Requirement: Output the full listing below exactly, without the pictures.

━━━━━━━━━━━━━━━━━━━━

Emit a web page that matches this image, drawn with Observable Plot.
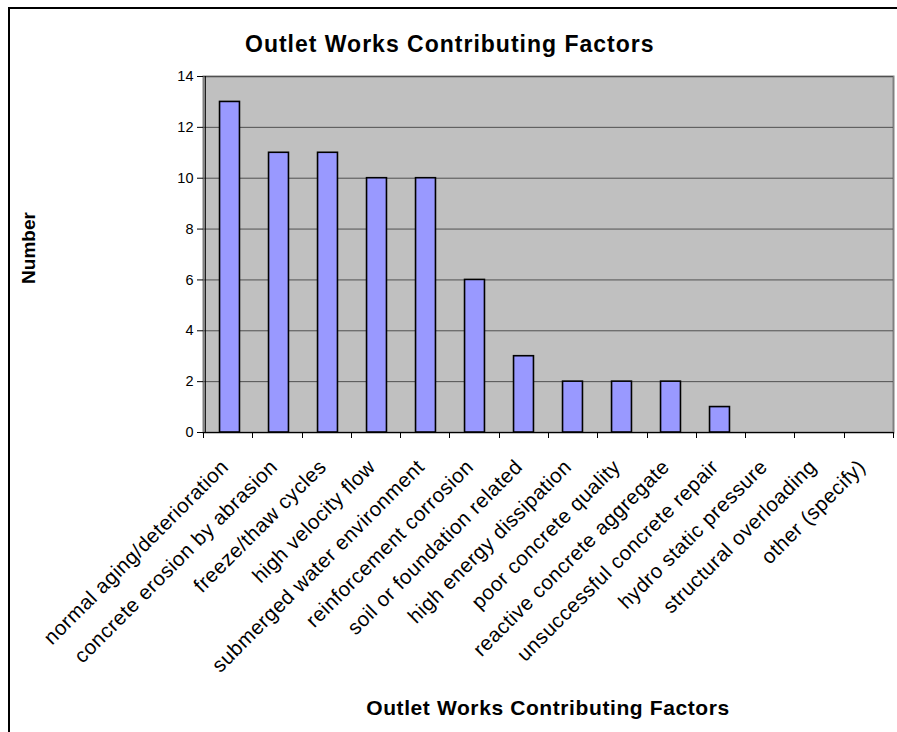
<!DOCTYPE html>
<html>
<head>
<meta charset="utf-8">
<script src="https://cdn.jsdelivr.net/npm/d3@7"></script>
<script src="https://cdn.jsdelivr.net/npm/@observablehq/plot@0.6"></script>
<style>
  html, body { margin: 0; padding: 0; background: #fff; }
  #wrap { position: relative; width: 897px; height: 732px; overflow: hidden; }
  #border { position: absolute; left: 8px; top: 7px; width: 1000px; height: 1000px; border: 2px solid #000; box-sizing: border-box; }
  #chart { position: absolute; left: 0; top: 0; }
  svg { font-family: "Liberation Sans", Arial, sans-serif; }
</style>
</head>
<body>
<div id="wrap"><div id="border"></div><div id="chart"></div></div>
<script>
const categories = [
  "normal aging/deterioration",
  "concrete erosion by abrasion",
  "freeze/thaw cycles",
  "high velocity flow",
  "submerged water environment",
  "reinforcement corrosion",
  "soil or foundation related",
  "high energy dissipation",
  "poor concrete quality",
  "reactive concrete aggregate",
  "unsuccessful concrete repair",
  "hydro static pressure",
  "structural overloading",
  "other (specify)"
];
const values = [13, 11, 11, 10, 10, 6, 3, 2, 2, 2, 1, 0, 0, 0];
const yTicks = [0, 2, 4, 6, 8, 10, 12, 14];
const title = "Outlet Works Contributing Factors";
const yTitle = "Number";
const xTitle = "Outlet Works Contributing Factors";

const data = categories.map((c, i) => ({cat: c, value: values[i]}));

const W = 897, H = 732, mL = 203, mR = 4, mT = 76, mB = 300;
const band = (W - mL - mR) / categories.length;
const inset = band * 0.295;

// boundary tick marks below the x axis
function boundaryTicks(index, scales, values, dim) {
  const g = d3.create("svg:g");
  const x0 = dim.marginLeft;
  const y0 = dim.height - dim.marginBottom;
  for (let i = 0; i <= categories.length; i++) {
    const x = Math.round(x0 + i * band) + 0.5;
    g.append("line").attr("x1", x).attr("x2", x).attr("y1", y0).attr("y2", y0 + 6)
      .attr("stroke", "#000").attr("stroke-width", 1);
  }
  return g.node();
}

const chart = Plot.plot({
  width: W,
  height: H,
  marginLeft: mL,
  marginRight: mR,
  marginTop: mT,
  marginBottom: mB,
  style: {fontFamily: "'Liberation Sans', Arial, sans-serif", background: "transparent", overflow: "visible"},
  x: {domain: categories, padding: 0, label: null},
  y: {domain: [0, 14], label: null},
  marks: [
    Plot.frame({fill: "#c0c0c0", stroke: "#808080", strokeWidth: 2}),
    Plot.gridY(yTicks, {stroke: "#505050", strokeOpacity: 1, strokeWidth: 1}),
    Plot.barY(data.filter(d => d.value > 0), {x: "cat", y: "value", fill: "#9999ff", stroke: "#000", strokeWidth: 1.6, insetLeft: inset, insetRight: inset}),
    Plot.ruleY([0], {stroke: "#000", strokeWidth: 1}),
    Plot.ruleX([0], {x: () => categories[0], dx: -band / 2, stroke: "#000", strokeWidth: 1}),
    boundaryTicks,
    Plot.axisY(yTicks, {tickSize: 6, tickPadding: 4, fontSize: 14.5, tickFormat: d => String(d), stroke: "#000", fill: "#000"}),
    Plot.axisX({tickSize: 0, tickPadding: 31, dx: -5, tickRotate: -45, fontSize: 20.5, fill: "#000"})
  ]
});

const svg = d3.select(chart);
svg.selectAll("[aria-label='x-axis tick label'] text").style("letter-spacing", "0.5px");
svg.append("text").attr("x", 245).attr("y", 52).attr("text-anchor", "start")
  .attr("font-size", 23).attr("font-weight", "bold").style("letter-spacing", "1px")
  .attr("fill", "#000").text(title);
svg.append("text").attr("transform", "translate(35,248) rotate(-90)").attr("text-anchor", "middle")
  .attr("font-size", 19).attr("font-weight", "bold").attr("fill", "#000").text(yTitle);
svg.append("text").attr("x", 548).attr("y", 715).attr("text-anchor", "middle")
  .attr("font-size", 21).attr("font-weight", "bold").style("letter-spacing", "0.6px")
  .attr("fill", "#000").text(xTitle);

document.getElementById("chart").appendChild(chart);
</script>
</body>
</html>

━━━━━━━━━━━━━━━━━━━━

Exercise solution:
Emit a web page that matches this image, drawn with Observable Plot.
<!DOCTYPE html>
<html>
<head>
<meta charset="utf-8">
<script src="https://cdn.jsdelivr.net/npm/d3@7"></script>
<script src="https://cdn.jsdelivr.net/npm/@observablehq/plot@0.6"></script>
<style>
  html, body { margin: 0; padding: 0; background: #fff; }
  #wrap { position: relative; width: 897px; height: 732px; overflow: hidden; }
  #border { position: absolute; left: 8px; top: 7px; width: 1000px; height: 1000px; border: 2px solid #000; box-sizing: border-box; }
  #chart { position: absolute; left: 0; top: 0; }
  svg { font-family: "Liberation Sans", Arial, sans-serif; }
</style>
</head>
<body>
<div id="wrap"><div id="border"></div><div id="chart"></div></div>
<script>
const categories = [
  "normal aging/deterioration",
  "concrete erosion by abrasion",
  "freeze/thaw cycles",
  "high velocity flow",
  "submerged water environment",
  "reinforcement corrosion",
  "soil or foundation related",
  "high energy dissipation",
  "poor concrete quality",
  "reactive concrete aggregate",
  "unsuccessful concrete repair",
  "hydro static pressure",
  "structural overloading",
  "other (specify)"
];
const values = [13, 11, 11, 10, 10, 6, 3, 2, 2, 2, 1, 0, 0, 0];
const yTicks = [0, 2, 4, 6, 8, 10, 12, 14];
const title = "Outlet Works Contributing Factors";
const yTitle = "Number";
const xTitle = "Outlet Works Contributing Factors";

const data = categories.map((c, i) => ({cat: c, value: values[i]}));

const W = 897, H = 732, mL = 203, mR = 4, mT = 76, mB = 300;
const band = (W - mL - mR) / categories.length;
const inset = band * 0.295;

// boundary tick marks below the x axis
function boundaryTicks(index, scales, values, dim) {
  const g = d3.create("svg:g");
  const x0 = dim.marginLeft;
  const y0 = dim.height - dim.marginBottom;
  for (let i = 0; i <= categories.length; i++) {
    const x = Math.round(x0 + i * band) + 0.5;
    g.append("line").attr("x1", x).attr("x2", x).attr("y1", y0).attr("y2", y0 + 6)
      .attr("stroke", "#000").attr("stroke-width", 1);
  }
  return g.node();
}

const chart = Plot.plot({
  width: W,
  height: H,
  marginLeft: mL,
  marginRight: mR,
  marginTop: mT,
  marginBottom: mB,
  style: {fontFamily: "'Liberation Sans', Arial, sans-serif", background: "transparent", overflow: "visible"},
  x: {domain: categories, padding: 0, label: null},
  y: {domain: [0, 14], label: null},
  marks: [
    Plot.frame({fill: "#c0c0c0", stroke: "#808080", strokeWidth: 2}),
    Plot.gridY(yTicks, {stroke: "#505050", strokeOpacity: 1, strokeWidth: 1}),
    Plot.barY(data.filter(d => d.value > 0), {x: "cat", y: "value", fill: "#9999ff", stroke: "#000", strokeWidth: 1.6, insetLeft: inset, insetRight: inset}),
    Plot.ruleY([0], {stroke: "#000", strokeWidth: 1}),
    Plot.ruleX([0], {x: () => categories[0], dx: -band / 2, stroke: "#000", strokeWidth: 1}),
    boundaryTicks,
    Plot.axisY(yTicks, {tickSize: 6, tickPadding: 4, fontSize: 14.5, tickFormat: d => String(d), stroke: "#000", fill: "#000"}),
    Plot.axisX({tickSize: 0, tickPadding: 31, dx: -5, tickRotate: -45, fontSize: 20.5, fill: "#000"})
  ]
});

const svg = d3.select(chart);
svg.selectAll("[aria-label='x-axis tick label'] text").style("letter-spacing", "0.5px");
svg.append("text").attr("x", 245).attr("y", 52).attr("text-anchor", "start")
  .attr("font-size", 23).attr("font-weight", "bold").style("letter-spacing", "1px")
  .attr("fill", "#000").text(title);
svg.append("text").attr("transform", "translate(35,248) rotate(-90)").attr("text-anchor", "middle")
  .attr("font-size", 19).attr("font-weight", "bold").attr("fill", "#000").text(yTitle);
svg.append("text").attr("x", 548).attr("y", 715).attr("text-anchor", "middle")
  .attr("font-size", 21).attr("font-weight", "bold").style("letter-spacing", "0.6px")
  .attr("fill", "#000").text(xTitle);

document.getElementById("chart").appendChild(chart);
</script>
</body>
</html>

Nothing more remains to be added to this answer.